What you need to do —
Reproduce nothing except the lines between the line with "Reproduce this chart" and the line with "from matplotlib import patheffects as pe", both ends included, and please leave out pictures.

Records —

▬▬▬▬▬▬▬▬▬▬

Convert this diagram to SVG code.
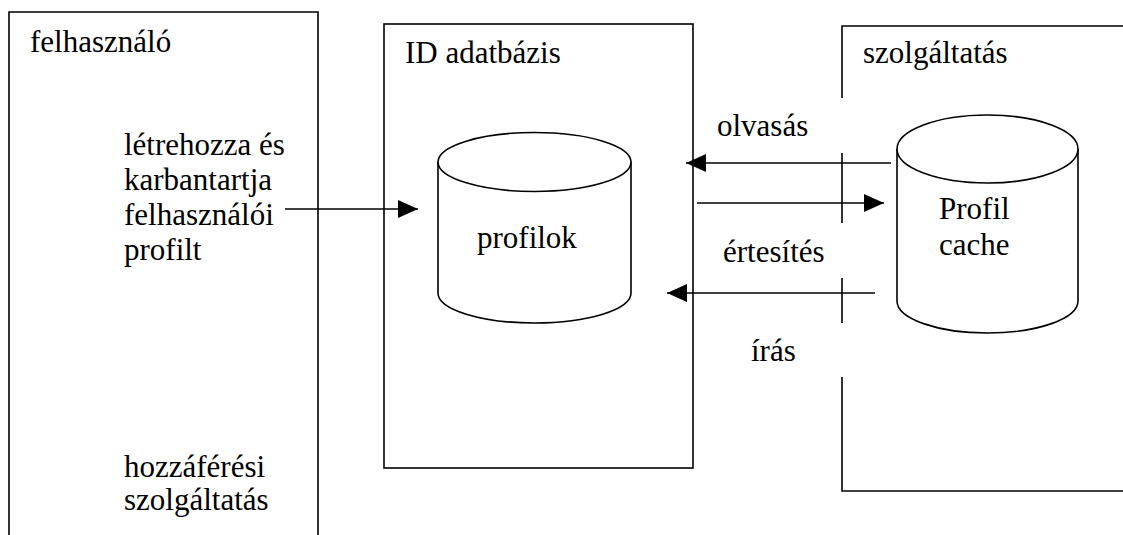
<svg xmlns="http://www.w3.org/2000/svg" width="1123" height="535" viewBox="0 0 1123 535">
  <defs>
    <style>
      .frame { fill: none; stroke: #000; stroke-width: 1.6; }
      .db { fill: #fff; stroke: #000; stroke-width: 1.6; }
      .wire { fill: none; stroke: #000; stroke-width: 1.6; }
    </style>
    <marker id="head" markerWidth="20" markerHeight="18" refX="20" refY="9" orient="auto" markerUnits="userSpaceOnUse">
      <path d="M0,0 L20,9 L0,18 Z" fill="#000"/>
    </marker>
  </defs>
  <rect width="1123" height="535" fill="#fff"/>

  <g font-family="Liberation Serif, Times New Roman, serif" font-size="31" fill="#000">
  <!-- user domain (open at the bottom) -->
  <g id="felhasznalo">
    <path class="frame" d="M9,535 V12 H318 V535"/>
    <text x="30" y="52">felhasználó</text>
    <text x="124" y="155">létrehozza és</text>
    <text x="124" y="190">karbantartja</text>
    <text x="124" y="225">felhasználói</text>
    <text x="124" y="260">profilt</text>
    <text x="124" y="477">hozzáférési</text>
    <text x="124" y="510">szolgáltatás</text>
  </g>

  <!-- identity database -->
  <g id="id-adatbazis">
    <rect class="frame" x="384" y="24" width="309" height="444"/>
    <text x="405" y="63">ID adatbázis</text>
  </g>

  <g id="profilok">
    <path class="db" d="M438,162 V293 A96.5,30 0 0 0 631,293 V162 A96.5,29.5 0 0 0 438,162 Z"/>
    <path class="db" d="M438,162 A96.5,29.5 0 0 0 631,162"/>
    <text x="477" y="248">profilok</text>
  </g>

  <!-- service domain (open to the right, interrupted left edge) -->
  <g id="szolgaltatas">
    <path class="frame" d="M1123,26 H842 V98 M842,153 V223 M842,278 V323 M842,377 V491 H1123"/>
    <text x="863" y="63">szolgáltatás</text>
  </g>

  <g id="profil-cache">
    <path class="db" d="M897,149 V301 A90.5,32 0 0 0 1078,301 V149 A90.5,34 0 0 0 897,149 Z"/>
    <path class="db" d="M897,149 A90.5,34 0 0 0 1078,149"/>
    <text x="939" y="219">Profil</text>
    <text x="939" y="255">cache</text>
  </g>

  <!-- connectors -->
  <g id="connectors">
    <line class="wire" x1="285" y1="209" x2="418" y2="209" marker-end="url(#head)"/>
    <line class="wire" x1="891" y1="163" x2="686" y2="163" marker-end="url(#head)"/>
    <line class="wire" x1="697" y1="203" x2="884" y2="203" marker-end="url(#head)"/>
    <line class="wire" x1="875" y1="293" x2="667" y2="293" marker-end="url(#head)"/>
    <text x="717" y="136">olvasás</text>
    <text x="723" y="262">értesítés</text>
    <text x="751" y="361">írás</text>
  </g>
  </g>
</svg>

▬▬▬▬▬▬▬▬▬▬

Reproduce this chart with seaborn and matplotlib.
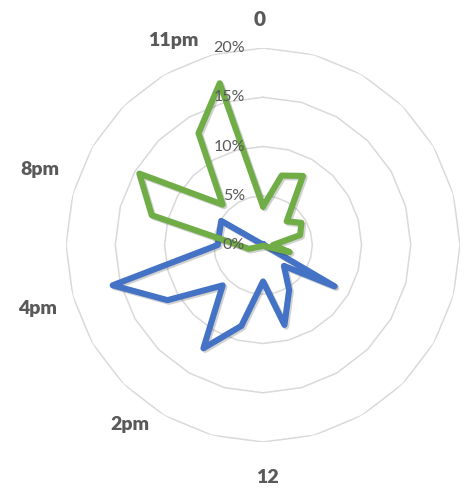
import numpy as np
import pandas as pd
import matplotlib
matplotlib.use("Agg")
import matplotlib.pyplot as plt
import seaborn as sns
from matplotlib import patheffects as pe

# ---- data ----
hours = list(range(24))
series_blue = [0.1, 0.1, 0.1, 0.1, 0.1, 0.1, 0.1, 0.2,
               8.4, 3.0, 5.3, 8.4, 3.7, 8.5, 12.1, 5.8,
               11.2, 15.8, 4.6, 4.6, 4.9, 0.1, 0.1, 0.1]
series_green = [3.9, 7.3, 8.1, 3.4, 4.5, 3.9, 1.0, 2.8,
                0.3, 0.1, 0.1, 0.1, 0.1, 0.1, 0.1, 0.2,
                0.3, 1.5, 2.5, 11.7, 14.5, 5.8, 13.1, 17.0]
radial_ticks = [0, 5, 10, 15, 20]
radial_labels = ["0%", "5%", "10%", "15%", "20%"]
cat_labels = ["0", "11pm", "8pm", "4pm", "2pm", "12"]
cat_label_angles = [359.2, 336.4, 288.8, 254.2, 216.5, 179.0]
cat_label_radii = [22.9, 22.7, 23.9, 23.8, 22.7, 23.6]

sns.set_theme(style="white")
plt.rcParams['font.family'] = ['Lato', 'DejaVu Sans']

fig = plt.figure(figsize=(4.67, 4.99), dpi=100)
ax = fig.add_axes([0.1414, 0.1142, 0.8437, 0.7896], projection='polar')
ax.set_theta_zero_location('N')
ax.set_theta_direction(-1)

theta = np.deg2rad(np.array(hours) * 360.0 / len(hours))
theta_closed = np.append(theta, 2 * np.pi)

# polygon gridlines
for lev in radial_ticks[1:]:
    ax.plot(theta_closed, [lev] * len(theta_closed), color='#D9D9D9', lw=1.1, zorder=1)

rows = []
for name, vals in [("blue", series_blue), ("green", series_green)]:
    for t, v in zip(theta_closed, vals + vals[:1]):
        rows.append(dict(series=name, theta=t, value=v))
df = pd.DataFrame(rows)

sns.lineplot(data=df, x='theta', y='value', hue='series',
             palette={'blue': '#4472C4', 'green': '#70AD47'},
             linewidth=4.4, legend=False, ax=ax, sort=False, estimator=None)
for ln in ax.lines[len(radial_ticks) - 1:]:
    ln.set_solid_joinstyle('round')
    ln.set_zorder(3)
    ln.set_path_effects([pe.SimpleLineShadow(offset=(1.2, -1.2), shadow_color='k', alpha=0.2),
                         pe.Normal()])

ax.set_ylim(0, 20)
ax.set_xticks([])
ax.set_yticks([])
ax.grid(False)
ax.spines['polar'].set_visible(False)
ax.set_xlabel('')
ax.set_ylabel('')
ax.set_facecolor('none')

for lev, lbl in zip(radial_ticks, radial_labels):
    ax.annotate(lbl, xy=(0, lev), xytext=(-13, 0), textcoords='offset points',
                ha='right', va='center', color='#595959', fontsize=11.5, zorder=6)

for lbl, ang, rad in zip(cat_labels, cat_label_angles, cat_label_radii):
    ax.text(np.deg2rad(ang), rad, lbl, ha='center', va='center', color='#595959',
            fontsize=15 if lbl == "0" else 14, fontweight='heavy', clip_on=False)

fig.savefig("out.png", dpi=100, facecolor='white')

▬▬▬▬▬▬▬▬▬▬

Exercise output —
Reproduce this chart with seaborn and matplotlib.
import numpy as np
import pandas as pd
import matplotlib
matplotlib.use("Agg")
import matplotlib.pyplot as plt
import seaborn as sns
from matplotlib import patheffects as pe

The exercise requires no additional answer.